Browsing completed outdoor project portfolios reveals a consistent pattern. The most visually striking builds share invisible structural foundations that never make the listing photos. When real estate agents describe “resort-style outdoor entertaining,” they are describing the result of engineering decisions, not decorating choices.
What this Means for Your Own Project
You do not need a celebrity budget to build an outdoor space that lasts. But thinking like a high-end project manager when it comes to priorities will save money and headaches over the long run.
Start conversations with contractors by asking about foundations, drainage, and framing before discussing board colors or rail styles. Ask how deep the footings will go relative to the local frost line. Ask where water goes during a heavy storm and what sub-surface drainage is planned. Ask what grade of hardware and fasteners will be used in high-moisture areas. A contractor who leads with surface material options before discussing substructure is a red flag.
Experienced builders suggest that 40 to 60 percent of a responsible deck or porch budget should go to substructure. That means footings, framing, hardware, and water management eat most of the budget before a single visible board goes down. Expensive decking boards do not equal a quality build. The boards are the easiest part to replace if the skeleton is done right.
The outdoor spaces that actually last decades and add real property value share one thing in common with the celebrity outdoor spaces that inspire them. They were engineered first and styled second. Find inspiration in those glossy listings, but bring your contractor questions about load calculations and drainage plans.
FAQ: Celebrity outdoor spaces and hidden engineering
What hidden engineering do celebrity outdoor spaces require?
Celebrity-grade outdoor spaces typically rely on deep foundation systems such as helical piles or engineered footings, sub-surface drainage networks, load-bearing structural calculations, and integrated electrical conduit. These invisible systems often account for 40 to 60 percent of the total project budget.
How much does the foundation cost for a luxury deck?
Foundation systems for high-end deck projects typically range from $2,000 to $8,000 depending on soil conditions, frost line depth, and structural requirements. Helical piles run $300 to $500 per pile, and most residential decks require 6 to 12 piles.
Why is drainage important for outdoor construction?
Drainage is the single biggest factor in outdoor structure longevity. Poor water management causes structural rot within 3 to 5 years, frost heave that cracks surfaces, mold in enclosed spaces, and foundation erosion. Professional builds treat drainage as a primary system, not an afterthought.

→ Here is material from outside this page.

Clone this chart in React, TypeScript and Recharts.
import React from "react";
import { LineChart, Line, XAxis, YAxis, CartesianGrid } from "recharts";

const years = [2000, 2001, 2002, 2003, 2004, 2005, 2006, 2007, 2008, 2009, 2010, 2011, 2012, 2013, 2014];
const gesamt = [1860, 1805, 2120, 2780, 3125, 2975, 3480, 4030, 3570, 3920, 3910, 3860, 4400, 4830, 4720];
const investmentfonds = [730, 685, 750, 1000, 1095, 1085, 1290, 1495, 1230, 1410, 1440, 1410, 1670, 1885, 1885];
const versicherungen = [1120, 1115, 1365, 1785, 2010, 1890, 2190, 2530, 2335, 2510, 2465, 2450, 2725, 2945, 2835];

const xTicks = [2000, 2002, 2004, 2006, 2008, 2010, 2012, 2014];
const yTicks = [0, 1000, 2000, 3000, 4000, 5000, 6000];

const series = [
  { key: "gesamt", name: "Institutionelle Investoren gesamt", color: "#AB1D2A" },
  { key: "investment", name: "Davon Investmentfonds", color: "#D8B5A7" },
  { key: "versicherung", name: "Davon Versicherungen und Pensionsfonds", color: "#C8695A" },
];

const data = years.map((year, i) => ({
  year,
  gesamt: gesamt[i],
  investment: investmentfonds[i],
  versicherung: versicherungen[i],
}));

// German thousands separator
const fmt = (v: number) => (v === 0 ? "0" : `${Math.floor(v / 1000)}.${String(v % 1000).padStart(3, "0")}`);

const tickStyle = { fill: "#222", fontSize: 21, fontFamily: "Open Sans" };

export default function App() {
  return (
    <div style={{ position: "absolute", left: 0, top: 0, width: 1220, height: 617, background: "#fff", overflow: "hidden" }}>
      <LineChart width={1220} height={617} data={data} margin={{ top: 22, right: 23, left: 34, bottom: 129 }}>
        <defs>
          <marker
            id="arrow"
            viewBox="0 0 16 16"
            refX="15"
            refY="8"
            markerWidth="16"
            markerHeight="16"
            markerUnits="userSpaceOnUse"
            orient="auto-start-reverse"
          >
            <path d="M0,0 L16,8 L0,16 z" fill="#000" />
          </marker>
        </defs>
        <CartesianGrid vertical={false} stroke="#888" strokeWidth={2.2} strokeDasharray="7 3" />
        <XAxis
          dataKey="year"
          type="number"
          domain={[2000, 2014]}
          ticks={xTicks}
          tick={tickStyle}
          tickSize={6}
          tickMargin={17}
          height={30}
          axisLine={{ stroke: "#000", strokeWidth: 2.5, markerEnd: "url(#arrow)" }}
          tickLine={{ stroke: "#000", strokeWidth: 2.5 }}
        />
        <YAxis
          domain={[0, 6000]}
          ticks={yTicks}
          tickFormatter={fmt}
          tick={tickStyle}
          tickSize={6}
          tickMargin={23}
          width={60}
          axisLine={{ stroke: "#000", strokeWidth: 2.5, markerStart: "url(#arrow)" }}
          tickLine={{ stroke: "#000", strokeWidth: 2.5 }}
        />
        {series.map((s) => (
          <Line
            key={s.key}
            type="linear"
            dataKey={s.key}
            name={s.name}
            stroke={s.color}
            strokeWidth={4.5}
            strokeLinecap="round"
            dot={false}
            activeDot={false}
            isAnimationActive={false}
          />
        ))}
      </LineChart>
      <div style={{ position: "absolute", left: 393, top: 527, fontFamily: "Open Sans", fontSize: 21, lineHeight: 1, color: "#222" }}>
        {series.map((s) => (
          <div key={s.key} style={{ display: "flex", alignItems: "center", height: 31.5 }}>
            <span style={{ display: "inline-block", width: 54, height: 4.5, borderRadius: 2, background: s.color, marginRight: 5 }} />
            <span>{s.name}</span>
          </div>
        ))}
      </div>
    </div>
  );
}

What is the difference between standard and luxury deck framing?
Luxury deck framing uses stainless steel hardware rated for high-moisture environments, hidden fastening systems that eliminate visible screws, cantilever engineering for floating edges, and pre-planned conduit runs for lighting and electrical. Standard framing typically uses galvanized hardware that can corrode within 7 to 10 years.
How deep do deck foundations need to be in Pennsylvania and New Jersey?
In the Mid-Atlantic region, frost lines sit between 36 and 42 inches deep. Deck foundations must reach below this depth to prevent frost heave. Local building codes specify exact requirements, and clay-heavy soils common in southeastern Pennsylvania may require additional engineering.
What percentage of an outdoor project budget should go to substructure?
Construction professionals recommend allocating 40 to 60 percent of the total project budget to foundation, drainage, and structural framing. Underspending on substructure is the most common cause of premature outdoor space failure in freeze-thaw climates.